E, in effetti, tutte le sue rapide scelte (dalla riforma costituzionale, al taglio dell’Irap per le imprese, dalla cancellazione dell’articolo 18 alla responsabilità civile dei giudici, dai tagli alla spesa pubblica al preside manager) sono «abbastanza di destra». Proprio sul solido terreno destrorso delle politiche pubbliche è possibile la nascita del partito unico della nazione che sposa gli interessi di potenze private che dettano i programmi e lasciano che il leader pseudo carismatico occupi la scena della rappresentazione con simulazioni di nuovo, velocità, simpatia.
In parlamento non c’è più una dialettica politica che incrini il dominio della coalizione sociale che ha, quale suprema guida spirituale, la finanza e il grande capitale e, per suo docile esecutore materiale, il governo dei senza retroterra, selezionati perché in rapporti privati con influenti centri di potere.

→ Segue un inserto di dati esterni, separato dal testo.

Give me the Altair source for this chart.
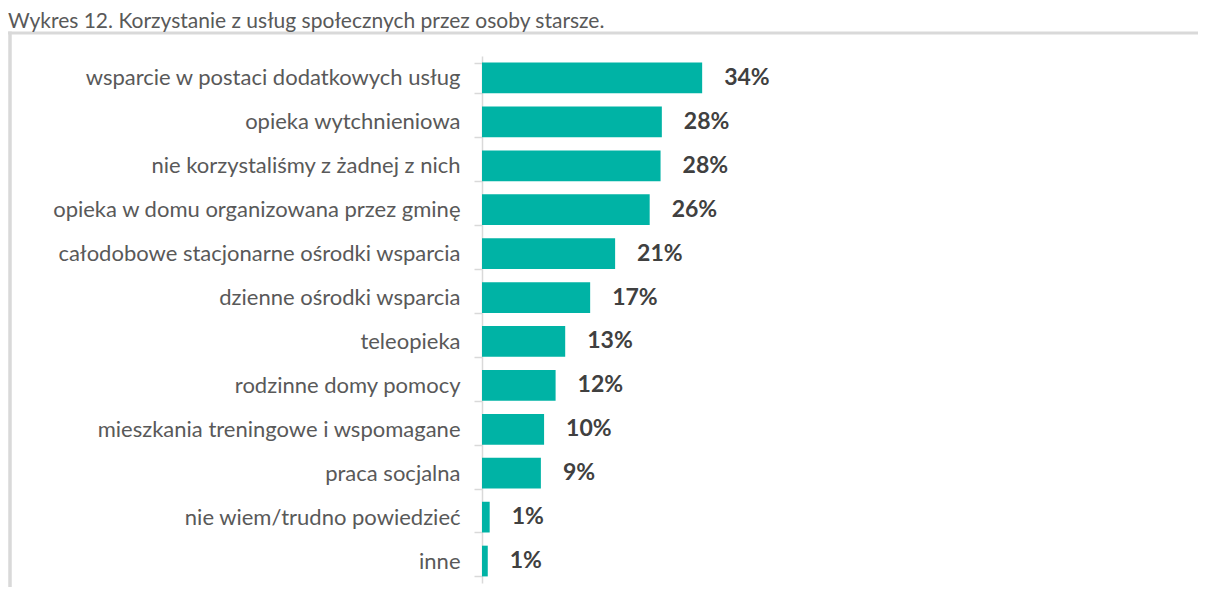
import altair as alt
import pandas as pd

title_text = "Wykres 12. Korzystanie z usług społecznych przez osoby starsze."
categories = [
    "wsparcie w postaci dodatkowych usług",
    "opieka wytchnieniowa",
    "nie korzystaliśmy z żadnej z nich",
    "opieka w domu organizowana przez gminę",
    "całodobowe stacjonarne ośrodki wsparcia",
    "dzienne ośrodki wsparcia",
    "teleopieka",
    "rodzinne domy pomocy",
    "mieszkania treningowe i wspomagane",
    "praca socjalna",
    "nie wiem/trudno powiedzieć",
    "inne",
]
values = [34.4, 28.1, 27.9, 26.2, 20.8, 16.9, 13.0, 11.5, 9.7, 9.2, 1.2, 0.9]
labels = ["34%", "28%", "28%", "26%", "21%", "17%", "13%", "12%", "10%", "9%", "1%", "1%"]

df = pd.DataFrame({"cat": categories, "val": values, "lab": labels})

W, H = 384, 527
PAD_L, PAD_T, PAD_R, PAD_B = 474, 48, 332, 4

x = alt.X("val:Q", scale=alt.Scale(domain=[0, 60]), axis=None)
y = alt.Y(
    "cat:N",
    sort=None,
    title=None,
    scale=alt.Scale(paddingInner=0.3, paddingOuter=0.15),
    axis=alt.Axis(
        tickBand="extent",
        domainColor="#d9d9d9",
        domainWidth=1.5,
        tickColor="#d9d9d9",
        tickWidth=1.5,
        tickSize=8,
        labelFont="Lato",
        labelFontSize=22,
        labelColor="#595959",
        labelPadding=14,
        labelLimit=0,
    ),
)

base = alt.Chart(df).encode(x=x, y=y)
bars = base.mark_bar(color="#00B3A5")
text = base.mark_text(
    align="left", baseline="middle", dx=22,
    font="Lato", fontSize=23, fontWeight="bold", color="#404040",
).encode(text="lab:N")

one = pd.DataFrame({"k": [0]})
frame_left = alt.Chart(one).mark_rule(color="#d9d9d9", strokeWidth=3.5).encode(
    x=alt.value(-472), y=alt.value(-24.5), y2=alt.value(H + 40)
)
frame_top = alt.Chart(one).mark_rule(color="#d9d9d9", strokeWidth=3).encode(
    x=alt.value(-474), x2=alt.value(W + PAD_R + 10), y=alt.value(-23)
)
title = alt.Chart(pd.DataFrame({"t": [title_text]})).mark_text(
    align="left", baseline="alphabetic", font="Lato", fontSize=21, color="#595959"
).encode(x=alt.value(-474), y=alt.value(-28), text="t:N")

chart = alt.layer(frame_left, frame_top, title, bars, text).properties(
    width=W,
    height=H,
    autosize=alt.AutoSizeParams(type="none"),
    padding={"left": PAD_L, "top": PAD_T, "right": PAD_R, "bottom": PAD_B},
).configure_view(stroke=None)

chart.save("out.html", embed_options={"renderer": "svg", "actions": False})
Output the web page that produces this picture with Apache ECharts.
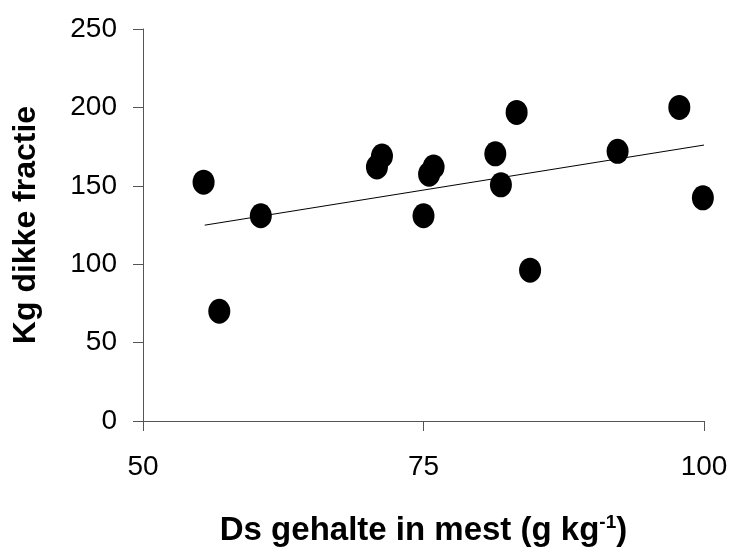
<!DOCTYPE html>
<html>
<head>
<meta charset="utf-8">
<script src="https://cdn.jsdelivr.net/npm/echarts@6/dist/echarts.min.js"></script>
<style>html,body{margin:0;padding:0;background:#fff;}#c{width:735px;height:552px;}</style>
</head>
<body>
<div id="c"></div>
<script>
var dsGehalte = [55.4, 56.8, 60.5, 70.85, 71.3, 75.0, 75.5, 75.9, 81.4, 81.9, 83.3, 84.5, 92.3, 97.8, 99.9];
var kgDikkeFractie = [152.3, 70, 130.9, 162, 169, 130.9, 157.4, 162, 170.4, 150.6, 196.8, 96.2, 172, 200, 142.3];
var trendX = [55.5, 100];
var trendY = [124.9, 176];
var xTicks = [50, 75, 100];
var yTicks = [0, 50, 100, 150, 200, 250];

var pts = dsGehalte.map(function (x, i) { return [x, kgDikkeFractie[i]]; });
var trend = trendX.map(function (x, i) { return [x, trendY[i]]; });

var FONT = 'Liberation Sans, Arial, sans-serif';
var chart = echarts.init(document.getElementById('c'));
chart.setOption({
  animation: false,
  backgroundColor: '#fff',
  grid: { left: 143, right: 31, top: 29, bottom: 131, containLabel: false },
  xAxis: {
    type: 'value', min: 50, max: 100, interval: 25,
    name: '{n|Ds gehalte in mest (g kg}{s|-1}{n|)}',
    nameLocation: 'middle', nameGap: 92,
    nameTextStyle: {
      rich: {
        n: { fontFamily: FONT, fontWeight: 'bold', fontSize: 33, color: '#000' },
        s: { fontFamily: FONT, fontWeight: 'bold', fontSize: 19, color: '#000', verticalAlign: 'top', padding: [0, 0, 16, 0] }
      }
    },
    axisLine: { show: true, lineStyle: { color: '#555', width: 1 } },
    axisTick: { show: true, inside: false, length: 10, lineStyle: { color: '#555' } },
    axisLabel: { fontFamily: FONT, fontSize: 28, color: '#000', margin: 32,
      formatter: function (v) { return xTicks.indexOf(v) >= 0 ? String(v) : ''; } },
    splitLine: { show: false }
  },
  yAxis: {
    type: 'value', min: 0, max: 250, interval: 50,
    name: 'Kg dikke fractie', nameLocation: 'middle', nameGap: 101, nameRotate: 90,
    nameTextStyle: { fontFamily: FONT, fontWeight: 'bold', fontSize: 32, color: '#000' },
    axisLine: { show: true, lineStyle: { color: '#555', width: 1 } },
    axisTick: { show: true, inside: false, length: 10, lineStyle: { color: '#555' } },
    axisLabel: { fontFamily: FONT, fontSize: 28, color: '#000', margin: 26,
      formatter: function (v) { return yTicks.indexOf(v) >= 0 ? String(v) : ''; } },
    splitLine: { show: false }
  },
  series: [
    {
      type: 'line', data: trend, symbol: 'none', clip: false,
      lineStyle: { color: '#000', width: 1 }, z: 1
    },
    {
      type: 'scatter', data: pts, symbol: 'circle', symbolSize: [22, 25], clip: false,
      itemStyle: { color: '#000', opacity: 1 }, z: 2
    }
  ]
});
</script>
</body>
</html>
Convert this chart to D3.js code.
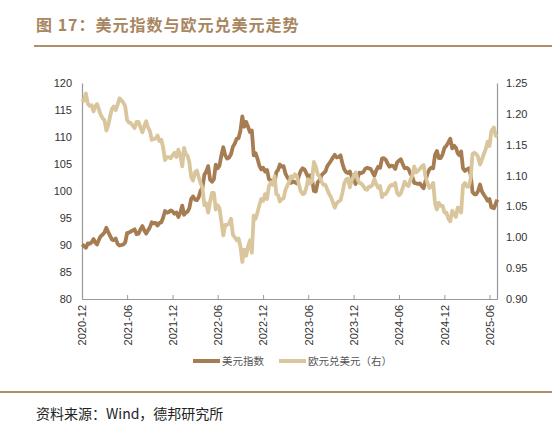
<!DOCTYPE html>
<html>
<head>
<meta charset="utf-8">
<script src="https://cdn.jsdelivr.net/npm/d3@7"></script>
<style>
  body { margin: 0; background: #fff; }
  svg text { font-family: "Liberation Sans", Arial, sans-serif; }
  .cjk { font-family: "Noto Sans CJK SC", sans-serif; }
</style>
</head>
<body>
<div id="chart"></div>
<script>
// Data: weekly readings grouped by month (first month from the 20th, last month up to the 20th)

const months = ["2020-12","2021-01","2021-02","2021-03","2021-04","2021-05","2021-06","2021-07","2021-08","2021-09","2021-10","2021-11",
  "2021-12","2022-01","2022-02","2022-03","2022-04","2022-05","2022-06","2022-07","2022-08","2022-09","2022-10","2022-11",
  "2022-12","2023-01","2023-02","2023-03","2023-04","2023-05","2023-06","2023-07","2023-08","2023-09","2023-10","2023-11",
  "2023-12","2024-01","2024-02","2024-03","2024-04","2024-05","2024-06","2024-07","2024-08","2024-09","2024-10","2024-11",
  "2024-12","2025-01","2025-02","2025-03","2025-04","2025-05","2025-06","2025-07"];

const usdIndex = [
  [90.1, 89.9], [89.5, 90.3, 90.2, 90.5], [91.1, 90.5, 90.1, 90.9], [91.6, 91.9, 92.3, 93.2],
  [92.4, 91.7, 91.0, 90.9], [91.2, 90.2, 89.9, 90.0], [90.1, 90.5, 92.2, 92.3], [92.5, 92.7, 92.9, 92.0],
  [92.1, 92.9, 93.5, 92.7], [92.1, 92.7, 93.3, 94.2], [94.0, 94.1, 93.6, 94.1], [94.2, 95.1, 96.3, 96.0],
  [96.1, 96.4, 96.2, 95.8], [96.0, 95.2, 96.0, 97.3], [95.6, 96.0, 96.2, 96.8], [98.5, 99.0, 98.4, 98.3],
  [98.9, 100.1, 100.6, 103.0], [103.6, 104.6, 102.1, 101.7], [102.2, 104.9, 104.2, 104.7], [106.6, 108.1, 106.6, 106.0],
  [106.2, 106.8, 108.2, 108.8], [109.7, 109.8, 111.2, 113.8], [111.9, 112.8, 111.9, 110.9], [111.2, 106.6, 107.0, 106.0],
  [104.7, 104.0, 104.3, 103.6], [103.9, 102.2, 101.9, 101.9], [101.6, 103.5, 103.9, 104.9], [104.5, 104.6, 103.2, 102.5],
  [102.1, 101.5, 101.8, 101.6], [101.4, 102.7, 103.7, 104.2], [104.0, 103.3, 102.5, 102.9], [102.3, 100.0, 99.9, 101.6],
  [102.0, 102.9, 103.3, 103.6], [104.6, 105.1, 105.6, 106.2], [106.7, 106.2, 106.3, 106.6], [105.1, 104.0, 103.5, 103.3],
  [103.6, 102.6, 102.2, 101.3], [102.4, 103.4, 103.3, 103.5], [104.1, 104.3, 104.2, 104.1], [103.5, 102.8, 103.8, 104.5],
  [104.3, 106.0, 106.1, 105.8], [105.1, 104.5, 104.7, 104.6], [104.1, 105.3, 105.6, 105.9], [105.0, 104.2, 104.3, 104.1],
  [103.2, 102.7, 101.5, 101.4], [101.3, 101.4, 100.9, 100.5], [101.9, 103.2, 104.0, 104.3], [104.2, 106.7, 107.4, 106.1],
  [106.1, 106.8, 108.0, 108.4], [109.0, 109.7, 107.9, 108.4], [108.0, 107.0, 106.6, 107.3], [104.2, 103.7, 104.0, 104.2],
  [103.0, 99.8, 99.4, 99.4], [100.0, 101.2, 99.9, 99.3], [98.8, 98.2, 98.5, 97.0], [96.8, 97.6, 98.4]
];

const eurUsd = [
  [1.224, 1.221], [1.233, 1.216, 1.213, 1.214], [1.204, 1.212, 1.216, 1.208], [1.199, 1.193, 1.190, 1.173],
  [1.181, 1.196, 1.208, 1.212], [1.206, 1.215, 1.225, 1.222], [1.218, 1.212, 1.190, 1.186], [1.185, 1.181, 1.177, 1.187],
  [1.187, 1.178, 1.170, 1.180], [1.188, 1.178, 1.172, 1.158], [1.159, 1.160, 1.165, 1.156], [1.158, 1.145, 1.125, 1.130],
  [1.130, 1.128, 1.133, 1.137], [1.130, 1.142, 1.133, 1.115], [1.145, 1.135, 1.132, 1.122], [1.098, 1.092, 1.105, 1.108],
  [1.097, 1.088, 1.080, 1.052], [1.055, 1.040, 1.058, 1.072], [1.072, 1.045, 1.052, 1.047], [1.025, 1.003, 1.020, 1.020],
  [1.022, 1.030, 1.004, 1.000], [0.995, 0.998, 0.985, 0.960], [0.980, 0.970, 0.985, 0.995], [0.975, 1.035, 1.030, 1.040],
  [1.052, 1.062, 1.059, 1.070], [1.062, 1.083, 1.089, 1.085], [1.099, 1.070, 1.068, 1.058], [1.062, 1.063, 1.077, 1.084],
  [1.090, 1.099, 1.097, 1.102], [1.100, 1.087, 1.075, 1.070], [1.071, 1.080, 1.094, 1.087], [1.090, 1.122, 1.115, 1.102],
  [1.098, 1.090, 1.085, 1.085], [1.077, 1.070, 1.065, 1.057], [1.048, 1.055, 1.058, 1.060], [1.072, 1.087, 1.094, 1.095],
  [1.081, 1.092, 1.100, 1.105], [1.094, 1.088, 1.087, 1.083], [1.078, 1.077, 1.082, 1.082], [1.085, 1.094, 1.086, 1.080],
  [1.083, 1.065, 1.070, 1.070], [1.075, 1.082, 1.085, 1.084], [1.088, 1.072, 1.068, 1.071], [1.080, 1.090, 1.085, 1.083],
  [1.093, 1.100, 1.115, 1.105], [1.108, 1.111, 1.115, 1.117], [1.098, 1.088, 1.080, 1.083], [1.088, 1.055, 1.045, 1.056],
  [1.051, 1.051, 1.040, 1.040], [1.030, 1.026, 1.043, 1.037], [1.033, 1.048, 1.047, 1.040], [1.084, 1.088, 1.082, 1.082],
  [1.095, 1.135, 1.137, 1.135], [1.130, 1.118, 1.126, 1.135], [1.143, 1.155, 1.148, 1.172], [1.178, 1.165, 1.163]
];

const xTickLabels = ["2020-12","2021-06","2021-12","2022-06","2022-12","2023-06","2023-12","2024-06","2024-12","2025-06"];
const leftTicks = [80, 85, 90, 95, 100, 105, 110, 115, 120];
const rightTicks = [0.90, 0.95, 1.00, 1.05, 1.10, 1.15, 1.20, 1.25];
const seriesNames = ["美元指数", "欧元兑美元（右）"];

// Dimensions

const W = 552, H = 440;
const plot = { left: 82, right: 497, top: 83, bottom: 299 };
const colors = ["#a67c52", "#d9c69d"];
const parseMonth = d3.timeParse("%Y-%m");

// Spread each month's readings over its days

function toPoints(groups) {
  const pts = [];
  groups.forEach((vals, i) => {
    const m = parseMonth(months[i]);
    const next = d3.timeMonth.offset(m, 1);
    let start = m, end = next;
    if (i === 0) start = d3.timeDay.offset(m, 19);
    if (i === months.length - 1) end = d3.timeDay.offset(m, 20);
    const span = end - start;
    vals.forEach((v, k) => {
      const t = (i === 0) ? k / vals.length : (i === months.length - 1 ? (k + 1) / vals.length : (k + 0.5) / vals.length);
      pts.push({ date: new Date(+start + span * t), value: v });
    });
  });
  return pts;
}

const usdData = toPoints(usdIndex);
const eurData = toPoints(eurUsd);

// Scales

const x = d3.scaleTime()
  .domain([new Date(2020, 11, 20), new Date(2025, 6, 20)])
  .range([plot.left, plot.right]);

const yL = d3.scaleLinear().domain([80, 120]).range([plot.bottom, plot.top]);
const yR = d3.scaleLinear().domain([0.90, 1.25]).range([plot.bottom, plot.top]);

const svg = d3.select("#chart").append("svg")
  .attr("width", W)
  .attr("height", H);

// Title and rule

svg.append("text")
  .attr("class", "cjk")
  .attr("x", 36).attr("y", 31)
  .attr("font-size", 16).attr("font-weight", "bold")
  .attr("letter-spacing", 1)
  .attr("fill", "#a8865f")
  .text("图 17：美元指数与欧元兑美元走势");

svg.append("line")
  .attr("x1", 34).attr("x2", W).attr("y1", 46).attr("y2", 46)
  .attr("stroke", "#b08e6a").attr("stroke-width", 2);

// Axes

const tickDates = xTickLabels.map(s => d3.timeDay.offset(parseMonth(s), 19));

const xAxis = svg.append("g")
  .attr("transform", `translate(0,${plot.bottom})`)
  .call(d3.axisBottom(x).tickValues(tickDates).tickFormat(d3.timeFormat("%Y-%m")).tickSize(-4).tickSizeOuter(0));

xAxis.selectAll("text")
  .attr("transform", "rotate(-90)")
  .attr("text-anchor", "end")
  .attr("x", -6).attr("y", 0).attr("dy", "0.35em")
  .attr("font-size", 11).attr("fill", "#333");

const leftAxis = svg.append("g")
  .attr("transform", `translate(${plot.left},0)`)
  .call(d3.axisLeft(yL).tickValues(leftTicks).tickSize(0).tickPadding(10));

const rightAxis = svg.append("g")
  .attr("transform", `translate(${plot.right},0)`)
  .call(d3.axisRight(yR).tickValues(rightTicks).tickFormat(d3.format(".2f")).tickSize(0).tickPadding(9));

[xAxis, leftAxis, rightAxis].forEach(g => {
  g.select(".domain").attr("stroke", "#999").attr("stroke-width", 1.2);
  g.selectAll("line").attr("stroke", "#999");
  g.selectAll("text").attr("font-size", 11).attr("fill", "#333");
});

// Lines

const lineL = d3.line().x(d => x(d.date)).y(d => yL(d.value));
const lineR = d3.line().x(d => x(d.date)).y(d => yR(d.value));

svg.append("path")
  .datum(usdData)
  .attr("fill", "none")
  .attr("stroke", colors[0])
  .attr("stroke-width", 3.8)
  .attr("stroke-linejoin", "round")
  .attr("d", lineL);

svg.append("path")
  .datum(eurData)
  .attr("fill", "none")
  .attr("stroke", colors[1])
  .attr("stroke-width", 3.8)
  .attr("stroke-linejoin", "round")
  .attr("d", lineR);

// Legend

const legendX = [193, 279];
seriesNames.forEach((name, i) => {
  const g = svg.append("g").attr("transform", `translate(${legendX[i]},361)`);
  g.append("line").attr("x1", 0).attr("x2", 27)
    .attr("stroke", colors[i]).attr("stroke-width", 4);
  g.append("text").attr("class", "cjk")
    .attr("x", 29).attr("dy", "0.35em")
    .attr("font-size", 10.5).attr("fill", "#555")
    .text(name);
});

// Footer

svg.append("line")
  .attr("x1", 0).attr("x2", W).attr("y1", 392).attr("y2", 392)
  .attr("stroke", "#b08e6a").attr("stroke-width", 2);

svg.append("text")
  .attr("class", "cjk")
  .attr("x", 36).attr("y", 419)
  .attr("font-size", 14).attr("fill", "#222")
  .text("资料来源：Wind，德邦研究所");
</script>
</body>
</html>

Senza promuovere un’altra coalizione sociale legata al lavoro, l’autonomia della politica sfuma e anzi bisogna cestinarla nel novero delle grandi utopie. Le carte fiorentine svelano la trama affaristica del circolo governo-burocrazie-amministratori-imprese impegnato nel gran ballo dell’opulenza in un tempo di politica al tramonto.